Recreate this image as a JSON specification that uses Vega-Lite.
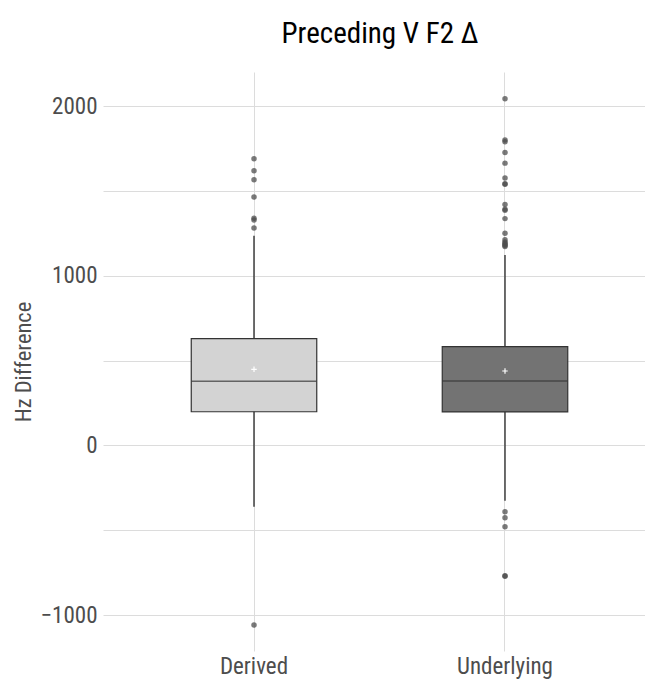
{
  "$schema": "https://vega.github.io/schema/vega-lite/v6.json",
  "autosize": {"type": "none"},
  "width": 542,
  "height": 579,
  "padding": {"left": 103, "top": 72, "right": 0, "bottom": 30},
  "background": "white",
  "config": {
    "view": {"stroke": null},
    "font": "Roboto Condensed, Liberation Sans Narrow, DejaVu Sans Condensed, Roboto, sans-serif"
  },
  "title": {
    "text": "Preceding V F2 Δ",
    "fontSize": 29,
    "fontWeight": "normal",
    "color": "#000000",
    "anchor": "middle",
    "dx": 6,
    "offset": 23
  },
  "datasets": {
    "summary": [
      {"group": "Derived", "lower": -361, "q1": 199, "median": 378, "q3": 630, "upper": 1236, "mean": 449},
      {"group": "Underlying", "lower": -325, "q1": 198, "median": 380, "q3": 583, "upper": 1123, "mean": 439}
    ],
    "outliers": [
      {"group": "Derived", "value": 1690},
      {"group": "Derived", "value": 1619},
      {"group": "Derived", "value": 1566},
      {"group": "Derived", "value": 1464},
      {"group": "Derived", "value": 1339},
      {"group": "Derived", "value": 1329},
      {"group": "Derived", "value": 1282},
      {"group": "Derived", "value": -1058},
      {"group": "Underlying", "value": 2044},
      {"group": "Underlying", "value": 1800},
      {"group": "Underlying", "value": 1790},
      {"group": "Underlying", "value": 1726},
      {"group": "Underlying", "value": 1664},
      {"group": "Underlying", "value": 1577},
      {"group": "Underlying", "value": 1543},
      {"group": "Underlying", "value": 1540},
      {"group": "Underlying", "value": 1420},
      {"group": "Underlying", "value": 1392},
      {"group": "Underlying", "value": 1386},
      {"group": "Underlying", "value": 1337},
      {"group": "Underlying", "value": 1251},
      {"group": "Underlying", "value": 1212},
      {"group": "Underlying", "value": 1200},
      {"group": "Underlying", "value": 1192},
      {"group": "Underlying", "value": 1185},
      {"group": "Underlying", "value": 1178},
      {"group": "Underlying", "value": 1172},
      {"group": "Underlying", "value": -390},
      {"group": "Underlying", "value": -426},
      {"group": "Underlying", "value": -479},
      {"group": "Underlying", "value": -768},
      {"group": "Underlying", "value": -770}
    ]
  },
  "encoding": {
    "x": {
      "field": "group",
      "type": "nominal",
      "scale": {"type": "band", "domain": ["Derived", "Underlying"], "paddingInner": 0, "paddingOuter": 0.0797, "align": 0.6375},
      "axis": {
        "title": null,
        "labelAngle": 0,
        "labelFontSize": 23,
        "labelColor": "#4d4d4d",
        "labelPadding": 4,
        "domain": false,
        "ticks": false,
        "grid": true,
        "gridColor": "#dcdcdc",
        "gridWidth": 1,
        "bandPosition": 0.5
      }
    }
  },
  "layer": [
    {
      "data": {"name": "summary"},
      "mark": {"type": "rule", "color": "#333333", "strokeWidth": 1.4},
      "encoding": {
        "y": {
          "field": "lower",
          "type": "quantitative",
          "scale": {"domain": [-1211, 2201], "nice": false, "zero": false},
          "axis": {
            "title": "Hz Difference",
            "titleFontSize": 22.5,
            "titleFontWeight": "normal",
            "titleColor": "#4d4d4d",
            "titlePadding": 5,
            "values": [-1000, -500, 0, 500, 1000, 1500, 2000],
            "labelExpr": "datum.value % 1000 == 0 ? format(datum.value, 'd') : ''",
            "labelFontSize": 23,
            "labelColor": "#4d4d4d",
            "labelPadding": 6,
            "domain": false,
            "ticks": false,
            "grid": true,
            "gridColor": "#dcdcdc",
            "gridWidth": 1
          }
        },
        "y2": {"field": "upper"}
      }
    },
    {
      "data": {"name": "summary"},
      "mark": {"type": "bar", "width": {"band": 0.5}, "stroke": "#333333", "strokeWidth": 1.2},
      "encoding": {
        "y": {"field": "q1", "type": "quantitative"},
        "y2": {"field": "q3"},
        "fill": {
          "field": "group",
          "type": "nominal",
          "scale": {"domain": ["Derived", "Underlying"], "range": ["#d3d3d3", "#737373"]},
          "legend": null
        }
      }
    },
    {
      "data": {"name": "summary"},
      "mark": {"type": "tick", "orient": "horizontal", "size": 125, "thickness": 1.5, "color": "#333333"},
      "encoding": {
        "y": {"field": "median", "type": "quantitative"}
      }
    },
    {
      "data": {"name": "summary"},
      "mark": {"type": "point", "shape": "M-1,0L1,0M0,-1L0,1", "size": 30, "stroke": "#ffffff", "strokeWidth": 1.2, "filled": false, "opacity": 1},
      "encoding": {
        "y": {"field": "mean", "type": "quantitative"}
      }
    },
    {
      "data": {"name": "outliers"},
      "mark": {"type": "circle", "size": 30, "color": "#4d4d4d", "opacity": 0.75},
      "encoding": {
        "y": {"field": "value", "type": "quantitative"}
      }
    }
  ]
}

GOAL OF THE EXERCISE -
Quote the material word for word, dropping any images it holds.

RESPONSE TO THIS TASK -
Recreate this image as a JSON specification that uses Vega-Lite.
{
  "$schema": "https://vega.github.io/schema/vega-lite/v6.json",
  "autosize": {"type": "none"},
  "width": 542,
  "height": 579,
  "padding": {"left": 103, "top": 72, "right": 0, "bottom": 30},
  "background": "white",
  "config": {
    "view": {"stroke": null},
    "font": "Roboto Condensed, Liberation Sans Narrow, DejaVu Sans Condensed, Roboto, sans-serif"
  },
  "title": {
    "text": "Preceding V F2 Δ",
    "fontSize": 29,
    "fontWeight": "normal",
    "color": "#000000",
    "anchor": "middle",
    "dx": 6,
    "offset": 23
  },
  "datasets": {
    "summary": [
      {"group": "Derived", "lower": -361, "q1": 199, "median": 378, "q3": 630, "upper": 1236, "mean": 449},
      {"group": "Underlying", "lower": -325, "q1": 198, "median": 380, "q3": 583, "upper": 1123, "mean": 439}
    ],
    "outliers": [
      {"group": "Derived", "value": 1690},
      {"group": "Derived", "value": 1619},
      {"group": "Derived", "value": 1566},
      {"group": "Derived", "value": 1464},
      {"group": "Derived", "value": 1339},
      {"group": "Derived", "value": 1329},
      {"group": "Derived", "value": 1282},
      {"group": "Derived", "value": -1058},
      {"group": "Underlying", "value": 2044},
      {"group": "Underlying", "value": 1800},
      {"group": "Underlying", "value": 1790},
      {"group": "Underlying", "value": 1726},
      {"group": "Underlying", "value": 1664},
      {"group": "Underlying", "value": 1577},
      {"group": "Underlying", "value": 1543},
      {"group": "Underlying", "value": 1540},
      {"group": "Underlying", "value": 1420},
      {"group": "Underlying", "value": 1392},
      {"group": "Underlying", "value": 1386},
      {"group": "Underlying", "value": 1337},
      {"group": "Underlying", "value": 1251},
      {"group": "Underlying", "value": 1212},
      {"group": "Underlying", "value": 1200},
      {"group": "Underlying", "value": 1192},
      {"group": "Underlying", "value": 1185},
      {"group": "Underlying", "value": 1178},
      {"group": "Underlying", "value": 1172},
      {"group": "Underlying", "value": -390},
      {"group": "Underlying", "value": -426},
      {"group": "Underlying", "value": -479},
      {"group": "Underlying", "value": -768},
      {"group": "Underlying", "value": -770}
    ]
  },
  "encoding": {
    "x": {
      "field": "group",
      "type": "nominal",
      "scale": {"type": "band", "domain": ["Derived", "Underlying"], "paddingInner": 0, "paddingOuter": 0.0797, "align": 0.6375},
      "axis": {
        "title": null,
        "labelAngle": 0,
        "labelFontSize": 23,
        "labelColor": "#4d4d4d",
        "labelPadding": 4,
        "domain": false,
        "ticks": false,
        "grid": true,
        "gridColor": "#dcdcdc",
        "gridWidth": 1,
        "bandPosition": 0.5
      }
    }
  },
  "layer": [
    {
      "data": {"name": "summary"},
      "mark": {"type": "rule", "color": "#333333", "strokeWidth": 1.4},
      "encoding": {
        "y": {
          "field": "lower",
          "type": "quantitative",
          "scale": {"domain": [-1211, 2201], "nice": false, "zero": false},
          "axis": {
            "title": "Hz Difference",
            "titleFontSize": 22.5,
            "titleFontWeight": "normal",
            "titleColor": "#4d4d4d",
            "titlePadding": 5,
            "values": [-1000, -500, 0, 500, 1000, 1500, 2000],
            "labelExpr": "datum.value % 1000 == 0 ? format(datum.value, 'd') : ''",
            "labelFontSize": 23,
            "labelColor": "#4d4d4d",
            "labelPadding": 6,
            "domain": false,
            "ticks": false,
            "grid": true,
            "gridColor": "#dcdcdc",
            "gridWidth": 1
          }
        },
        "y2": {"field": "upper"}
      }
    },
    {
      "data": {"name": "summary"},
      "mark": {"type": "bar", "width": {"band": 0.5}, "stroke": "#333333", "strokeWidth": 1.2},
      "encoding": {
        "y": {"field": "q1", "type": "quantitative"},
        "y2": {"field": "q3"},
        "fill": {
          "field": "group",
          "type": "nominal",
          "scale": {"domain": ["Derived", "Underlying"], "range": ["#d3d3d3", "#737373"]},
          "legend": null
        }
      }
    },
    {
      "data": {"name": "summary"},
      "mark": {"type": "tick", "orient": "horizontal", "size": 125, "thickness": 1.5, "color": "#333333"},
      "encoding": {
        "y": {"field": "median", "type": "quantitative"}
      }
    },
    {
      "data": {"name": "summary"},
      "mark": {"type": "point", "shape": "M-1,0L1,0M0,-1L0,1", "size": 30, "stroke": "#ffffff", "strokeWidth": 1.2, "filled": false, "opacity": 1},
      "encoding": {
        "y": {"field": "mean", "type": "quantitative"}
      }
    },
    {
      "data": {"name": "outliers"},
      "mark": {"type": "circle", "size": 30, "color": "#4d4d4d", "opacity": 0.75},
      "encoding": {
        "y": {"field": "value", "type": "quantitative"}
      }
    }
  ]
}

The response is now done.